At the end of the day, "quality" is subjective. But I can at least point out actual aspects, actual qualities of the compositions to back up my point. You can hear all of this, too.
It's really a pity that's how they recorded it. Take out the filler and record it correctly, and boom you get a far crazier sounding record as all moving parts will be front and center.
>tighter is better?
Yes? Like, these works require crazy amounts of technicality, and being tight is what makes it work. These aren't loose psych jams. TMR's syncopation wouldn't work if everyone wasn't so tight with each other.
>melodies are good? Especially in experimental rock?
Oh god you got no clue what I have been saying this whole time. You're new. On a side note, learn to read carefully what someone else is saying and what they mean. But yes, I don't like melodic phrases that are only one to two measures long in the same damn minor pentatonic blues shit as everything other generic rock from the time (TMR) as much as phrases that can range from one to twenty measures with far more colorful harmony and experimental structures (Decals). The latter is far more experimental especially in Rock that loves to sticky to bluesy melodies. Both have melodies, even the most experimental shit often has melody in it (eg Coleman's Free Jazz or Stockhausen's Kontakte). I was saying I like more variety in my melody and harmony personally.
>interludes as colorful
Cool, but I feel like giving abstract works something non-abstract only ruins their power especially in music with its ability of being a universal language, that and I feel that the interludes are nowhere near as engaging as the rest of the music cuz I wanna hear music not audiobook spoken shit.

>You're new.
No, and TMR only work as a zeitgeist, btw, even thinking about recording it again is a joke and a jazz fan, especially, should see that.
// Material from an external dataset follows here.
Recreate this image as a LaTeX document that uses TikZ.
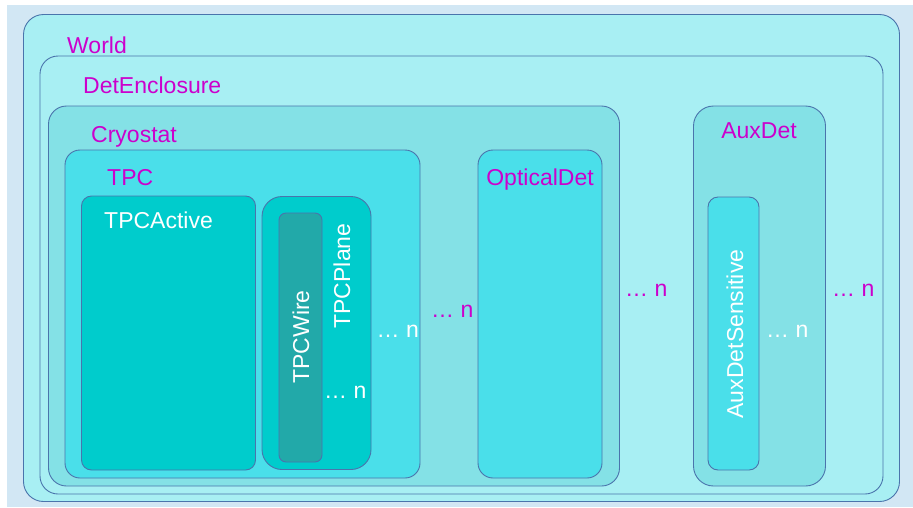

At this point, if you want to cherry pick, I could should bring up Stockhausen's Strahlen and call it easy-listening to counter that "more attention" compliment.
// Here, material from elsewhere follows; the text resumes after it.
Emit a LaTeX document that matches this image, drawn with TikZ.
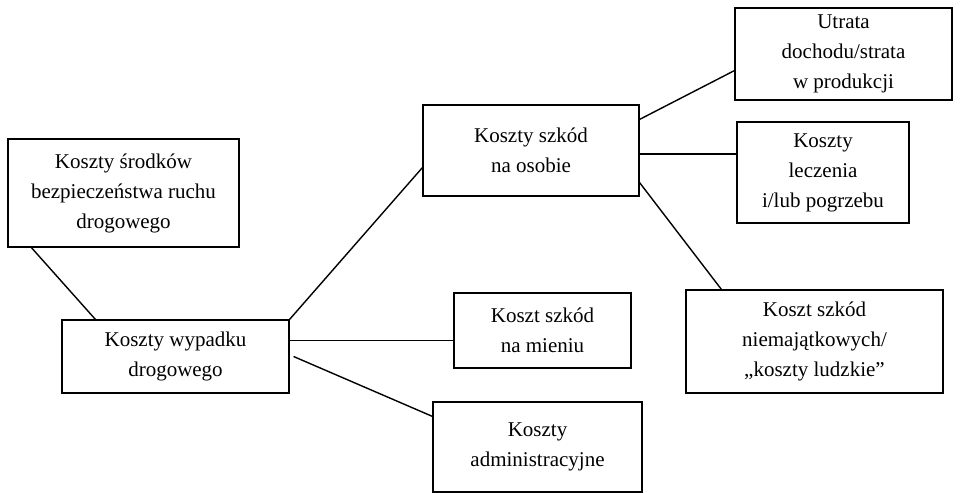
\documentclass[tikz,border=0pt]{standalone}
\usepackage{fontspec}
\setmainfont{Liberation Serif}
\usepackage{tikz}
\usetikzlibrary{positioning}
\tikzset{
  % A plain cost box, text centred
  costbox/.style n args={2}{
    draw=black, fill=white, rectangle, align=center, line width=1.2pt,
    font=\fontsize{21}{30}\selectfont, inner sep=0pt,
    minimum width=#1, minimum height=#2},
  % Connectors between boxes
  link/.style={draw=black, line width=1.4pt},
}

\begin{document}
\begin{tikzpicture}[x=1pt, y=-1pt]

  \useasboundingbox (0,0) rectangle (962,493);

  \node[costbox={231pt}{108pt}] (srodki) at (123.5,193)
        {Koszty środków\\bezpieczeństwa ruchu\\drogowego};
  \node[costbox={227pt}{73pt}] (wypadek) at (175.5,356.5)
        {Koszty wypadku\\drogowego};
  \node[costbox={216pt}{91pt}] (osoba) at (531,150.5)
        {Koszty szkód\\na osobie};
  \node[costbox={217pt}{92pt}] (dochod) at (843.5,54)
        {Utrata\\dochodu/strata\\w produkcji};
  \node[costbox={172pt}{101pt}] (leczenie) at (823,172.5)
        {Koszty\\leczenia\\i/lub pogrzebu};
  \node[costbox={257pt}{103pt}] (ludzkie) at (814.5,341.5)
        {Koszt szkód\\niemajątkowych/\\„koszty ludzkie”};
  \node[costbox={177pt}{75pt}] (mienie) at (542.5,330.5)
        {Koszt szkód\\na mieniu};
  \node[costbox={209pt}{90pt}] (admin) at (537.5,447)
        {Koszty\\administracyjne};

  \draw[link] ([xshift=24pt]srodki.south west) -- ([xshift=34pt]wypadek.north west);
  \draw[link] (wypadek.north east) -- ([yshift=29pt]osoba.south west);
  \draw[link] ([yshift=-21pt]wypadek.north east) -- ([yshift=-48pt]mienie.north west);
  \draw[link] ([xshift=4pt]wypadek.east) -- ([yshift=-15pt]admin.north west);

  \draw[link] ([yshift=-15pt]osoba.north east) -- ([yshift=30pt]dochod.south west);
  \draw[link] ([yshift=-3.5pt]osoba.east) -- ([yshift=18.5pt]leczenie.west);
  \draw[link] ([yshift=14pt]osoba.south east) -- ([xshift=36pt]ludzkie.north west);

\end{tikzpicture}
\end{document}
Next time you call Ayler's ghost theme "melody in experimental shit", because that would be backing your point, I guess.

>No, and TMR only work as a zeitgeist, btw, even thinking about recording it again is a joke and a jazz fan, especially, should see that.
Why would it not work? How many rock records do you know that mess with syncopation to that extent? Not to mention it has only been done with a limited, bluesy context, what if we do it without that? Work with a different set of rhythms? Etc. This is just conjecture you pulled out of your ass.
>At this point, if you want to cherry pick, I could should bring up Stockhausen's Strahlen and call it easy-listening to counter that "more attention" compliment.
Cherry pick for what? Exactly what are you talking about here? I used Stocky as an example of how melody is often there in even highly experimental stuff. Strahlen has it, too. In fact it's constantly changing in Strahlen based on what's being played on percussion and the recorded sound channels, often both creating a melody together. Something like that requires far more attention than any Magic Band work because of how many non-repeating moving parts it entails. While not abrasive, it's certainly not easy listening.